> [GIVEN EXERCISE]:
Retype the opening lines of the data exactly, stopping after the line that contains "W, H = 1247, 953". Skip every picture.

> [DATASET SECTION]:

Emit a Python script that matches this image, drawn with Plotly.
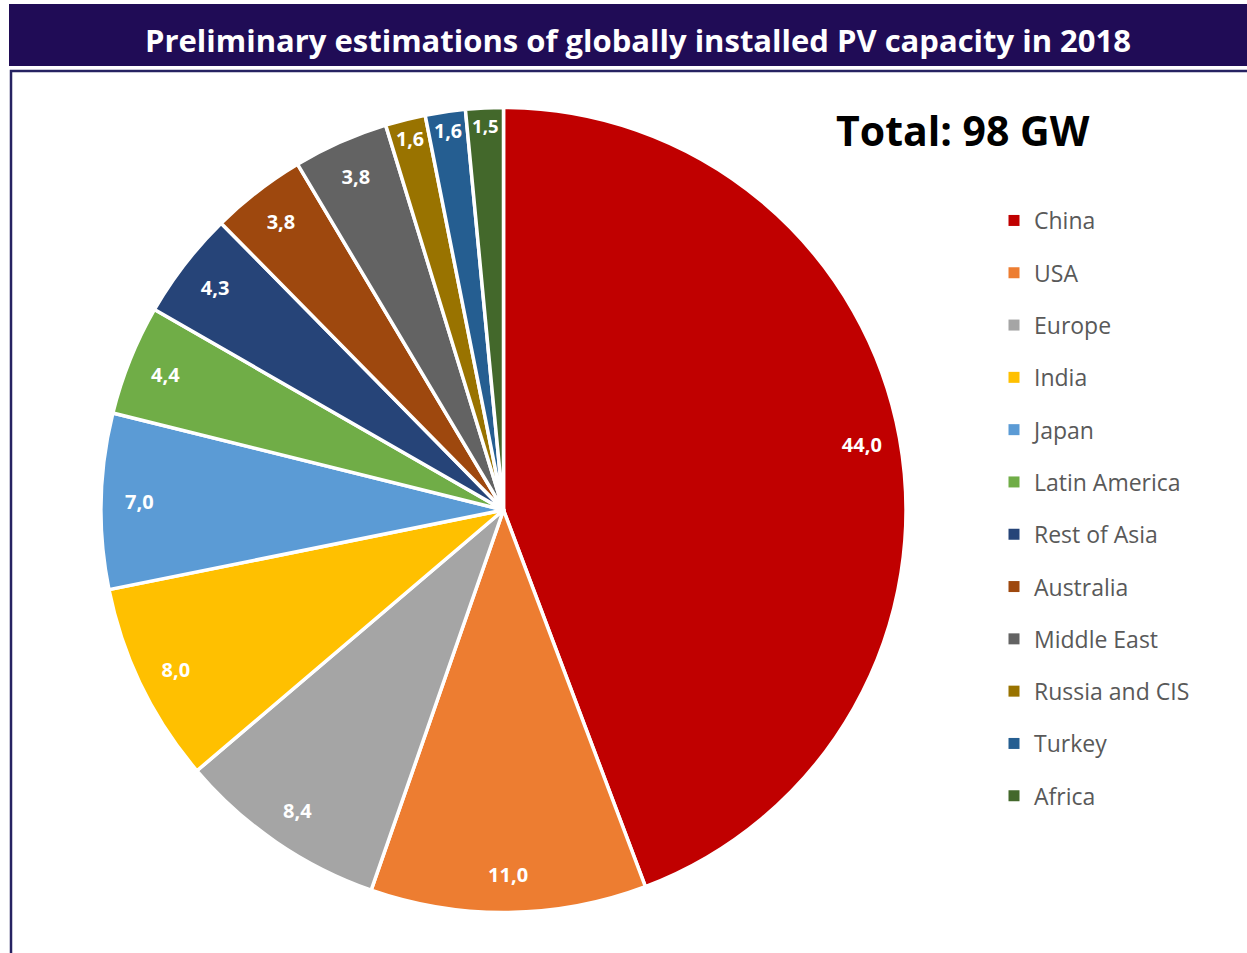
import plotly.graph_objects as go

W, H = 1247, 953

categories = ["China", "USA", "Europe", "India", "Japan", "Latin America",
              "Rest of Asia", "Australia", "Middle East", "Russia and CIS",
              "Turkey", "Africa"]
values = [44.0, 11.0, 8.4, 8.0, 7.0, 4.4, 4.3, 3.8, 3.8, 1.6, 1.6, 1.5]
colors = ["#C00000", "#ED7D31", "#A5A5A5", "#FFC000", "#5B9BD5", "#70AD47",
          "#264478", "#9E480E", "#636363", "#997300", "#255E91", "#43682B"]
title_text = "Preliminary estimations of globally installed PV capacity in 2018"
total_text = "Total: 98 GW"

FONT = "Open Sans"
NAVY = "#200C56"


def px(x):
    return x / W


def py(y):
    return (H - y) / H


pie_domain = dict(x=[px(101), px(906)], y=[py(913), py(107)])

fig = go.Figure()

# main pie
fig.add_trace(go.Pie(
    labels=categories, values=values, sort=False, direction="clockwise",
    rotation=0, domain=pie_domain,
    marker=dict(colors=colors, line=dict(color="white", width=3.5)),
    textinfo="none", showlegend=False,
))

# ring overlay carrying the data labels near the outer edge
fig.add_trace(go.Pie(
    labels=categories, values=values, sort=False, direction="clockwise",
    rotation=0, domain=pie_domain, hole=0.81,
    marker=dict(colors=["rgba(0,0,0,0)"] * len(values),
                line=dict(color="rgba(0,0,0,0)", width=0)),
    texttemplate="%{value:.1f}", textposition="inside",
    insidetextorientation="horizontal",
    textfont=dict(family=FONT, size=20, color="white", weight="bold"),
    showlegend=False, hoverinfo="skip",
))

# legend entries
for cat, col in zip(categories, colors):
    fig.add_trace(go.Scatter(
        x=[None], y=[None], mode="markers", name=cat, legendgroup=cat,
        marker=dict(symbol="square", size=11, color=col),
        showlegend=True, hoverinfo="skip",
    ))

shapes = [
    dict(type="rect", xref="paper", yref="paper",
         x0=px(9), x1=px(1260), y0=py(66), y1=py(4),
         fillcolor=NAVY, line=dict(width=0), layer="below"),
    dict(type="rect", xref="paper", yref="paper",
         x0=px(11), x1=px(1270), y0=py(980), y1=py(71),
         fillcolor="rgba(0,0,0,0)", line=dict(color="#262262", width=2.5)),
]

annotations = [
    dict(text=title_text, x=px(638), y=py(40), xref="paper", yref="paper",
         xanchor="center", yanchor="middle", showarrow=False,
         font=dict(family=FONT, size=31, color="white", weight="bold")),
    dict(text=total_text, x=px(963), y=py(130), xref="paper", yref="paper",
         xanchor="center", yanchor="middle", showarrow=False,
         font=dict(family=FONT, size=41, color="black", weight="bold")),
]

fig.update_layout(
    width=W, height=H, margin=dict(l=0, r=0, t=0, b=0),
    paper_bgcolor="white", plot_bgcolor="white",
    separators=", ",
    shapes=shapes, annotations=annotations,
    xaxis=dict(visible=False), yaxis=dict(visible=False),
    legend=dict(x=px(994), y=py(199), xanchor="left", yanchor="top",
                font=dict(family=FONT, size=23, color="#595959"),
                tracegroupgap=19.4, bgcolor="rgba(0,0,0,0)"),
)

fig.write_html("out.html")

> [ANSWER TO THE TASK]:
Emit a Python script that matches this image, drawn with Plotly.
import plotly.graph_objects as go

W, H = 1247, 953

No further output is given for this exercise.